What to produce:
Retype only what runs from the first line of the listing to the line holding "import seaborn as sns", both included. Do not retype the pictures.

..........

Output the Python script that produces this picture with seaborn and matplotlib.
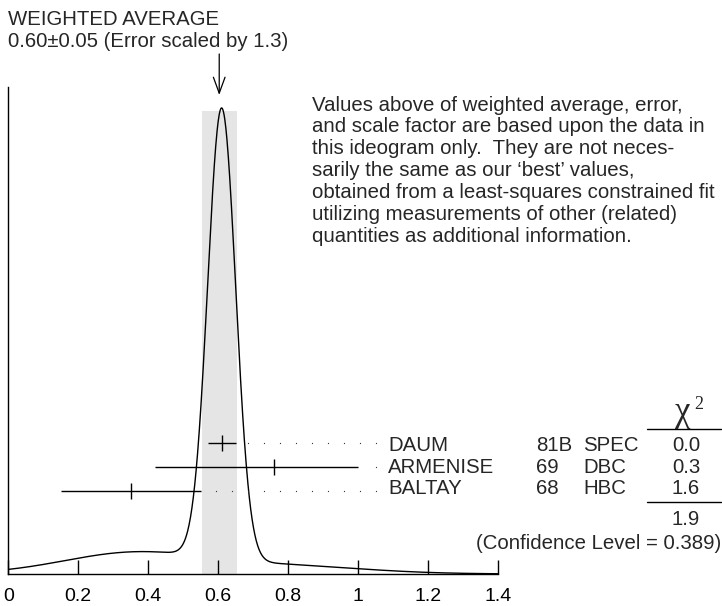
import numpy as np
import matplotlib
matplotlib.use('Agg')
import matplotlib.pyplot as plt
import seaborn as sns

# measurements (value, -error, +error)
experiments = ['DAUM', 'ARMENISE', 'BALTAY']
years = ['81B', '69', '68']
techniques = ['SPEC', 'DBC', 'HBC']
values = [0.61, 0.76, 0.35]
err_minus = [0.04, 0.34, 0.20]
err_plus = [0.04, 0.24, 0.20]
chi2 = ['0.0', '0.3', '1.6']
chi2_total = '1.9'
conf_level = '0.389'

avg_value = 0.603
avg_error = 0.05
scale_factor = 1.3

x_ticks = [0, 0.2, 0.4, 0.6, 0.8, 1, 1.2, 1.4]
x_ticklabels = ['0', '0.2', '0.4', '0.6', '0.8', '1', '1.2', '1.4']

note = ["Values above of weighted average, error,",
        "and scale factor are based upon the data in",
        "this ideogram only.  They are not neces-",
        "sarily the same as our \u2018best\u2019 values,",
        "obtained from a least-squares constrained fit",
        "utilizing measurements of other (related)",
        "quantities as additional information."]

sns.set_style("white")
plt.rcParams['font.family'] = ['Liberation Sans', 'DejaVu Sans']

W, H = 722, 606
fig = plt.figure(figsize=(W / 100, H / 100), dpi=100)
ax_bottom, ax_top = 574, 87
ax = fig.add_axes([8.3 / W, (H - ax_bottom) / H, (498 - 8.3) / W, (ax_bottom - ax_top) / H])


def px_text(x, y, s, **kw):
    # place text by pixel position (from top-left)
    fig.text(x / 100, (H - y) / 100, s, transform=fig.dpi_scale_trans, **kw)


# ideogram: one gaussian per measurement, area ~ 1/error
xg = np.linspace(0, 1.4, 1401)
yg = np.zeros_like(xg)
for v, em, ep in zip(values, err_minus, err_plus):
    s = np.where(xg < v, em, ep)
    sbar = (em + ep) / 2
    yg += np.exp(-0.5 * ((xg - v) / s) ** 2) / sbar ** 2

ytop = yg.max() / 0.957
sns.lineplot(x=xg, y=yg, ax=ax, color='black', lw=1.0)
ax.set_ylim(0, ytop)
ax.set_xlim(0, 1.4)


def frac(py):
    return (ax_bottom - py) / (ax_bottom - ax_top) * ytop


# weighted average band
ax.axvspan(avg_value - avg_error, avg_value + avg_error, ymax=(ax_bottom - 111) / (ax_bottom - ax_top),
           color='#e5e5e5', lw=0, zorder=0)
ax.annotate('', xy=(avg_value, frac(95)), xytext=(avg_value, frac(54)),
            annotation_clip=False,
            arrowprops=dict(arrowstyle='->,head_length=1.15,head_width=0.42', lw=0.9,
                            color='black', shrinkA=0, shrinkB=0))

# measurements with dotted leaders
bar_rows = [442.8, 467.1, 490.7]
text_rows = [451, 472.7, 494.3]
dot_end = (376 - 8.3) / 350
dot_step = 16 / 350
fs = 14.7
for i in range(len(values)):
    yr = frac(bar_rows[i])
    ax.errorbar(values[i], yr, xerr=[[err_minus[i]], [err_plus[i]]], fmt='|', ms=11.5, mew=1.0,
                color='black', elinewidth=1.0, capsize=0, clip_on=False)
    hi = values[i] + err_plus[i]
    dx = dot_end - dot_step * np.arange(30)
    dx = dx[dx > hi + 0.02]
    ax.plot(dx, [yr] * len(dx), ls='none', marker='o', ms=0.9, mew=0, color='#333333', clip_on=False)
    px_text(388.3, text_rows[i], experiments[i], fontsize=fs, va='baseline')
    px_text(535.7, text_rows[i], years[i], fontsize=fs, va='baseline')
    px_text(583.3, text_rows[i], techniques[i], fontsize=fs, va='baseline')
    px_text(686, text_rows[i], chi2[i], fontsize=fs, va='baseline', ha='center')

# chi2 column
px_text(683, 421, '\u03c7', fontsize=25, va='baseline', ha='center', family='Liberation Serif')
px_text(699, 409, '2', fontsize=13, va='baseline', ha='center', family='Liberation Serif')
fig.add_artist(plt.Line2D([647 / W, 721 / W], [(H - 429.3) / H] * 2, color='black', lw=1.0))
fig.add_artist(plt.Line2D([647 / W, 721 / W], [(H - 502.3) / H] * 2, color='black', lw=1.0))
px_text(686, 525, chi2_total, fontsize=fs, va='baseline', ha='center')
px_text(721, 549.3, f'(Confidence Level = {conf_level})', fontsize=fs, va='baseline', ha='right')

# header text
px_text(8.3, 25, 'WEIGHTED AVERAGE', fontsize=fs, va='baseline')
px_text(8.3, 46.7, f'{avg_value:.2f}\u00b1{avg_error:.2f} (Error scaled by {scale_factor})',
        fontsize=fs, va='baseline')
for i, line in enumerate(note):
    px_text(311.7, 110.7 + 21.8 * i, line, fontsize=fs, va='baseline')

# axes styling
sns.despine(ax=ax, top=True, right=True)
for sp in ['left', 'bottom']:
    ax.spines[sp].set_color('black')
    ax.spines[sp].set_linewidth(1.0)
ax.set_yticks([])
ax.set_xticks(x_ticks)
ax.set_xticklabels(x_ticklabels)
ax.tick_params(axis='x', direction='in', length=10, width=1.0, pad=10, labelsize=14,
               bottom=True, colors='black')
ax.set_xlabel('')
ax.set_ylabel('')
ax.patch.set_alpha(0)

plt.savefig('out.png', dpi=100)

..........

Output of the task:
Output the Python script that produces this picture with seaborn and matplotlib.
import numpy as np
import matplotlib
matplotlib.use('Agg')
import matplotlib.pyplot as plt
import seaborn as sns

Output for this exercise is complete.